Да, сверхчеловеческое – в этой вечной юности. «Ему скоро будет восемьдесят, – записывает Эккерман в 1825 г., – но ни в чем он не чувствует себя готовым и законченным; он стремится все вперед и вперед; он кажется человеком вечной, неразрушимой юности».
Однажды, весенним утром, в саду забавлялся стрельбой из лука. «Я подал ему лук. Он приладил стрелу, прицелился вверх и спустил тетиву. Он был точно Аполлон, состарившийся телом, но одушевленный бессмертной юностью. Не умею сказать, до чего мне было весело, глядя на него. Мне вспомнились стихи:
Иль старость меня покидает?
Или детство вернулось опять?
На 72-м году от роду, летом, на Мариенбадских водах влюбился в 19-летнюю девушку и страдал, вздыхал, бегал за нею, как мальчик. Красавица не пожелала быть Гретхен, и, расставшись с нею, он заболел от горя. Тогда написал свою безумно-страстную «Мариенбадскую элегию». Переписал ее тщательно латинским шрифтом на веленевой бумаге и прикрепил шелковым шнурком к красному сафьянному переплету с истинно-немецкой аккуратностью. Нам смешно, но ему не до смеха.
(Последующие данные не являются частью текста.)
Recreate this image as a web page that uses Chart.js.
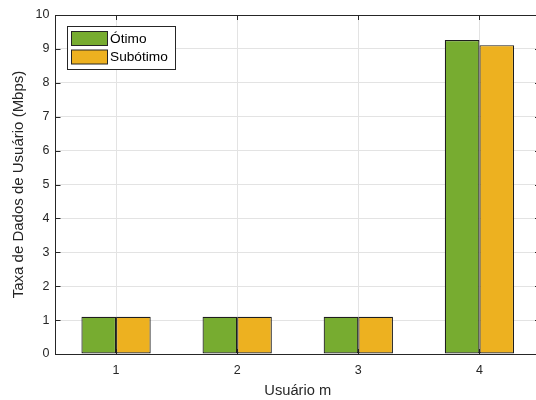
<!DOCTYPE html>
<html>
<head>
<meta charset="utf-8">
<script src="https://cdn.jsdelivr.net/npm/chart.js@4"></script>
<style>
  html, body { margin: 0; padding: 0; background: #fff; overflow: hidden; }
  #wrap { width: 536px; height: 400px; overflow: hidden; position: relative; }
  #box { width: 540px; height: 400px; }
</style>
</head>
<body>
<div id="wrap"><div id="box"><canvas id="c"></canvas></div></div>
<script>
// Users on the x axis and data rates (Mbps) per allocation scheme
const usuarios = ['1', '2', '3', '4'];
const otimo = [1.1, 1.1, 1.1, 9.26];
const subotimo = [1.1, 1.1, 1.1, 9.11];
const yTicks = [0, 1, 2, 3, 4, 5, 6, 7, 8, 9, 10];

const AXIS = '#262626';
const GRID = '#e3e3e3';
const FONT = 'Liberation Sans, Arial, sans-serif';

// Frame on top, tick marks pointing inward (drawn behind the bars)
const frameTicks = {
  id: 'frameTicks',
  beforeDatasetsDraw(chart) {
    const { ctx, chartArea: a, scales: { x, y } } = chart;
    ctx.save();
    ctx.strokeStyle = AXIS;
    ctx.lineWidth = 1;
    ctx.beginPath();
    const L = 5;
    yTicks.forEach(v => {
      const py = Math.round(y.getPixelForValue(v)) + 0.5;
      ctx.moveTo(a.left, py); ctx.lineTo(a.left + L, py);
      ctx.moveTo(a.right, py); ctx.lineTo(a.right - L, py);
    });
    usuarios.forEach((u, i) => {
      const px = Math.round(x.getPixelForValue(i)) + 0.5;
      ctx.moveTo(px, a.bottom); ctx.lineTo(px, a.bottom - L);
      ctx.moveTo(px, a.top); ctx.lineTo(px, a.top + L);
    });
    ctx.stroke();
    ctx.restore();
  },
  afterDraw(chart) {
    const { ctx, chartArea: a } = chart;
    ctx.save();
    ctx.strokeStyle = AXIS;
    ctx.lineWidth = 1;
    ctx.beginPath();
    ctx.moveTo(a.left, Math.round(a.top) + 0.5);
    ctx.lineTo(a.right, Math.round(a.top) + 0.5);
    ctx.stroke();
    ctx.restore();
  }
};

// Boxed legend in the upper-left corner of the plot
const boxLegend = {
  id: 'boxLegend',
  afterDraw(chart) {
    const { ctx, chartArea: a } = chart;
    const x0 = Math.round(a.left + 11), y0 = Math.round(a.top + 10.5);
    const w = 108, h = 43;
    ctx.save();
    ctx.fillStyle = '#fff';
    ctx.fillRect(x0, y0, w, h);
    ctx.strokeStyle = AXIS;
    ctx.lineWidth = 1;
    ctx.strokeRect(x0 + 0.5, y0 + 0.5, w, h);
    ctx.font = '13.7px ' + FONT;
    ctx.textBaseline = 'middle';
    chart.data.datasets.forEach((ds, i) => {
      const sy = y0 + 5 + i * 18.5;
      ctx.fillStyle = ds.backgroundColor;
      ctx.fillRect(x0 + 4.5, sy + 0.5, 36, 14);
      ctx.strokeStyle = AXIS;
      ctx.strokeRect(x0 + 4.5, sy + 0.5, 36, 14);
      ctx.fillStyle = '#000';
      ctx.fillText(ds.label, x0 + 43, sy + 8);
    });
    ctx.restore();
  }
};

new Chart(document.getElementById('c'), {
  type: 'bar',
  data: {
    labels: usuarios,
    datasets: [
      { label: 'Ótimo', data: otimo, backgroundColor: '#77AC30', borderColor: '#1e1e1e', borderWidth: 1.2, borderSkipped: false },
      { label: 'Subótimo', data: subotimo, backgroundColor: '#EDB120', borderColor: '#1e1e1e', borderWidth: 1.2, borderSkipped: false }
    ]
  },
  options: {
    responsive: true,
    maintainAspectRatio: false,
    animation: false,
    devicePixelRatio: 1,
    layout: { padding: { top: 15, right: 0, left: 0, bottom: 0 } },
    plugins: { legend: { display: false }, tooltip: { enabled: false } },
    datasets: { bar: { categoryPercentage: 0.572, barPercentage: 1 } },
    scales: {
      x: {
        offset: true,
        grid: { offset: false, color: GRID, drawTicks: false },
        border: { display: true, color: AXIS, width: 1 },
        ticks: { color: '#262626', font: { family: FONT, size: 12.5 }, padding: 9, maxRotation: 0 },
        title: { display: true, text: 'Usuário m', color: '#262626', font: { family: FONT, size: 14.7 }, padding: { top: 0, bottom: 0 } },
        afterFit(s) { s.height = 46; }
      },
      y: {
        min: 0, max: 10,
        grid: { color: GRID, drawTicks: false },
        border: { display: true, color: AXIS, width: 1 },
        afterBuildTicks(s) { s.ticks = yTicks.map(v => ({ value: v })); },
        ticks: { color: '#262626', font: { family: FONT, size: 12.5 }, padding: 6 },
        title: { display: true, text: 'Taxa de Dados de Usuário (Mbps)', color: '#262626', font: { family: FONT, size: 15 }, padding: { top: 10, bottom: 0 } },
        afterFit(s) { s.width = 55.5; }
      }
    }
  },
  plugins: [frameTicks, boxLegend]
});
</script>
</body>
</html>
– Ах, я научился страдать и терпеть! – вздыхает он не хуже юного Вертера, сидя ноябрьской ночью в своей крошечной веймарской спаленке, больной, в белом фланелевом шлафроке, с ногами, закутанными в шерстяное одеяло. – Я не лягу в постель, просижу всю ночь в кресле: все равно, настоящего сна не будет…
Но вот разговор с Гумбольдтом или другим ученым о спиральном росте растений, о законах атмосферического давления, о новооткрытых веществах – йоде и хлоре; велит принести йоду и превращает его в пары на пламени свечки; при этом, восхищаясь фиолетовым цветом паров, видит в нем «приятное подтверждение одного из законов своего учения о цветах»; смотрит на волшебное пламя такими же влюбленными глазами, как в ее глаза: и там, и здесь – одна душа – Душа Мира; там изменила, здесь не изменит, – и вот уже опять здоров, опять юн.